Despite the lack of investment in the offensive line, the team has been very impressed with the play of a few young interior linemen throughout pre-season. Second-year guard Mark Glowinski has shined at left guard throughout training camp and looks like a legit starter at the position. Glowinski held up very well in his only start last season while Justin Britt, who was sort of a disaster at left guard, has transitioned nicely to centre throughout the off-season. Britt is more suited to make line calls than any other player on the roster.
Why this team? Russell Wilson is coming off a career-best season in which he led the NFL in passer rating, and is surrounded by the best group of weapons he’s had yet.
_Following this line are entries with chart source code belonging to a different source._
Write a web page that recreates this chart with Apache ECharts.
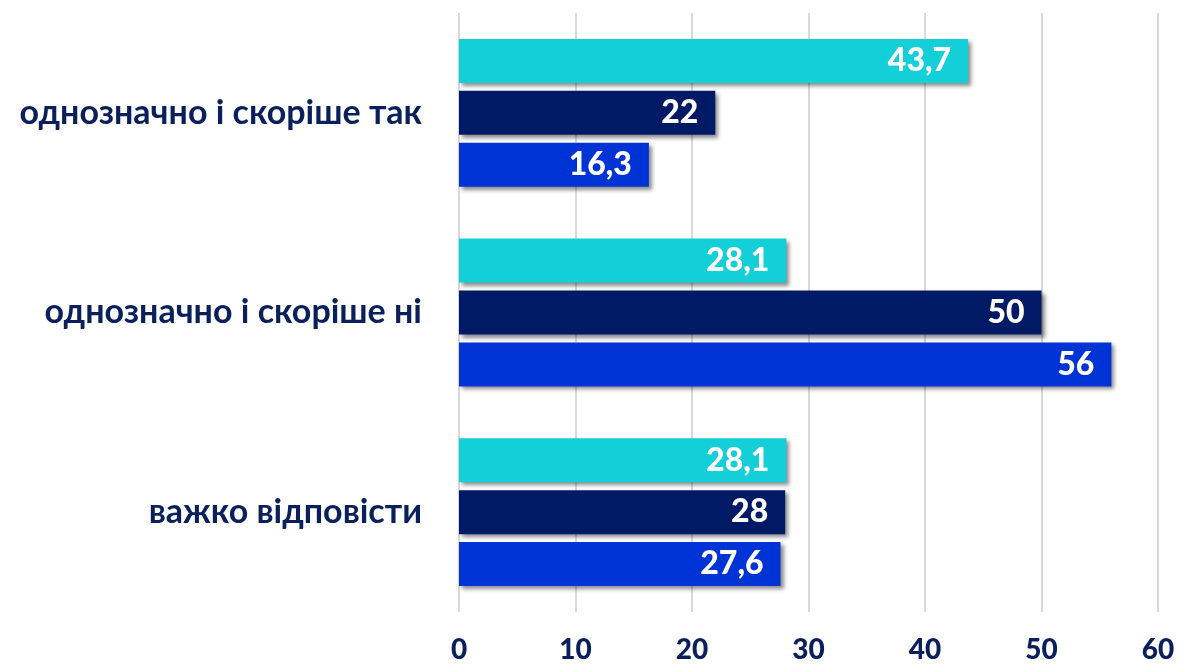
<!DOCTYPE html>
<html>
<head>
<meta charset="utf-8">
<script src="https://cdn.jsdelivr.net/npm/echarts@6/dist/echarts.min.js"></script>
<style>
  html, body { margin: 0; padding: 0; background: #fff; }
  #main { width: 1178px; height: 667px; }
</style>
</head>
<body>
<div id="main"></div>
<script>
var categories = ['однозначно і скоріше так', 'однозначно і скоріше ні', 'важко відповісти'];
var seriesA = [43.7, 28.1, 28.1];
var seriesB = [22, 50, 28];
var seriesC = [16.3, 56, 27.6];
var xTicks = [0, 10, 20, 30, 40, 50, 60];

var colors = ['#13cfd8', '#001a66', '#0033d6'];
var font = 'Lato, "Open Sans", sans-serif';

function makeSeries(name, data, color) {
  return {
    name: name,
    type: 'bar',
    data: data,
    barWidth: 44,
    barGap: '18%',
    itemStyle: {
      color: color,
      shadowColor: 'rgba(0,0,0,0.45)',
      shadowBlur: 4,
      shadowOffsetX: 3,
      shadowOffsetY: 3
    },
    label: {
      show: true,
      position: 'insideRight',
      offset: [-12, 0],
      color: '#fff',
      fontFamily: font,
      fontWeight: 900,
      fontSize: 32,
      formatter: function (p) { return String(p.value).replace('.', ','); }
    }
  };
}

var myChart = echarts.init(document.getElementById('main'));
var option = {
  animation: false,
  grid: { left: 459, right: 20, top: 13, bottom: 55 },
  xAxis: {
    type: 'value',
    min: xTicks[0],
    max: xTicks[xTicks.length - 1],
    interval: 10,
    axisLine: { show: false },
    axisTick: { show: false },
    splitLine: { lineStyle: { color: '#d9d9d9', width: 2 } },
    axisLabel: {
      margin: 24,
      color: '#0a1f5c',
      fontFamily: font,
      fontWeight: 900,
      fontSize: 28
    }
  },
  yAxis: {
    type: 'category',
    inverse: true,
    data: categories,
    axisLine: { show: false },
    axisTick: { show: false },
    axisLabel: {
      margin: 37,
      color: '#0a1f5c',
      fontFamily: font,
      fontWeight: 'bold',
      fontSize: 34
    }
  },
  series: [
    makeSeries('A', seriesA, colors[0]),
    makeSeries('B', seriesB, colors[1]),
    makeSeries('C', seriesC, colors[2])
  ]
};
myChart.setOption(option);
</script>
</body>
</html>
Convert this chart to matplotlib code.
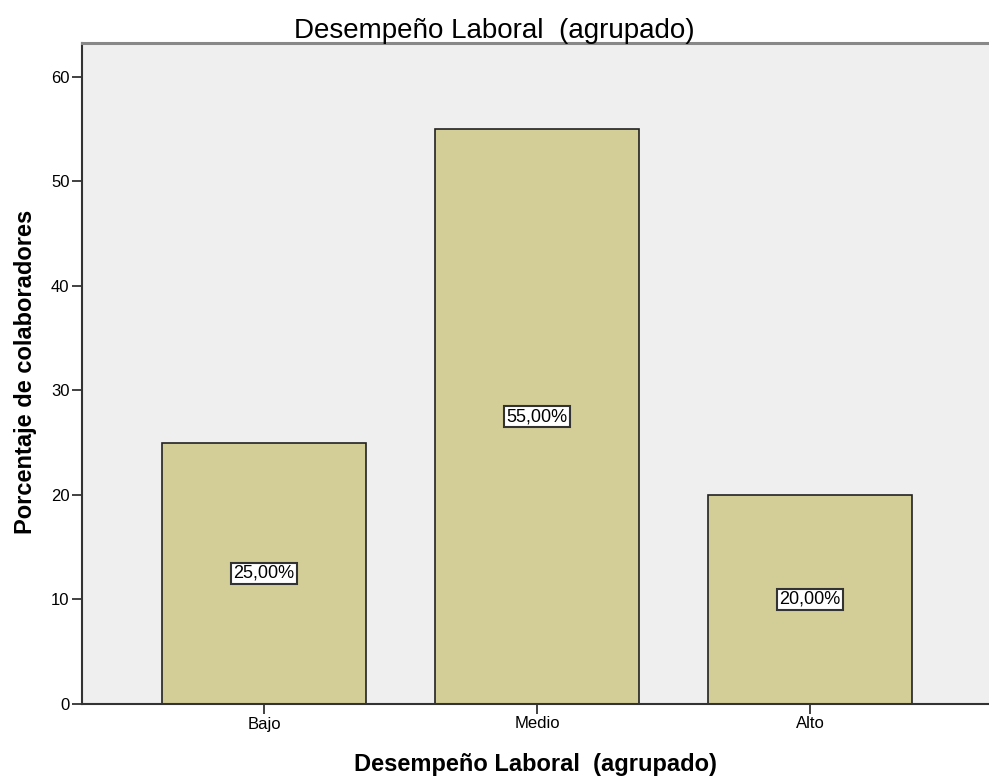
import matplotlib.pyplot as plt

categorias = ["Bajo", "Medio", "Alto"]
porcentajes = [25.0, 55.0, 20.0]
yticks = [0, 10, 20, 30, 40, 50, 60]

plt.rcParams["font.family"] = ["Liberation Sans", "DejaVu Sans"]

fig = plt.figure(figsize=(9.89, 7.76), dpi=100)
ax = fig.add_axes([82 / 989, 1 - 704 / 776, 907 / 989, 661 / 776])
ax.set_facecolor("#efefef")

x = list(range(len(categorias)))
ax.bar(x, porcentajes, width=0.75, color="#d3ce97", edgecolor="#222222", linewidth=1.2, zorder=2)

# etiquetas de porcentaje en el centro de cada barra
for xi, v in zip(x, porcentajes):
    ax.text(xi, v / 2, f"{v:.2f}%".replace(".", ","), ha="center", va="center", fontsize=13,
            bbox=dict(boxstyle="square,pad=0.12", facecolor="white", edgecolor="#333333", linewidth=1.5),
            zorder=3)

ax.set_xlim(-0.667, 2.656)
ax.set_ylim(0, 63.25)
ax.set_xticks(x)
ax.set_xticklabels(categorias)
ax.set_yticks(yticks)
ax.tick_params(axis="both", labelsize=12, length=7, width=1.3, color="#333333", pad=2)

ax.spines["right"].set_visible(False)
ax.spines["top"].set_color("#888888")
ax.spines["top"].set_linewidth(2.2)
for s in ["left", "bottom"]:
    ax.spines[s].set_color("#333333")
    ax.spines[s].set_linewidth(1.5)

# titulo centrado en la figura
fig.text(0.5, 1 - 38 / 776, "Desempeño Laboral  (agrupado)", ha="center", va="baseline", fontsize=20)

ax.set_xlabel("Desempeño Laboral  (agrupado)", fontsize=17, fontweight="bold", va="baseline")
ax.xaxis.set_label_coords(0.5, -0.1014)
ax.set_ylabel("Porcentaje de colaboradores", fontsize=17, fontweight="bold")
ax.yaxis.set_label_coords(-0.05, 0.503)

fig.savefig("out.png", dpi=100)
Plus, the defence returns nine of 11 starting players from a unit that has led the NFL in points allowed for four consecutive seasons. The team avoided distractions after two tough off-seasons — related to winning and losing the Super Bowl — and appears to have regained the swagger and roster depth that earned them the title in 2013. All the pieces appear to be in place this season.
Why not? If the offensive line doesn’t hold up and Wilson doesn’t have time to operate from the pocket, it could be a repeat of the first half of last season. The Seahawks don’t have a proven backup quarterback in the event that Wilson misses a game for the first time in his career, as undrafted rookie Trevone Boykin is the only other quarterback on the roster. Plus, Arizona is darn good as well, so the Seahawks could have a great season and still finish No. 2 in the division, meaning they’d need to win three straight road games to get to the Super Bowl. Not easy to do from the west coast.
How much hope? 8.5/10. Seattle, along with Arizona, New England and Green Bay, are considered to be elite contenders heading into the season. Wilson should be an MVP candidate this year — as long as receivers Doug Baldwin and Tyler Lockett continue to emerge — and Pete Carroll teams always play great defence.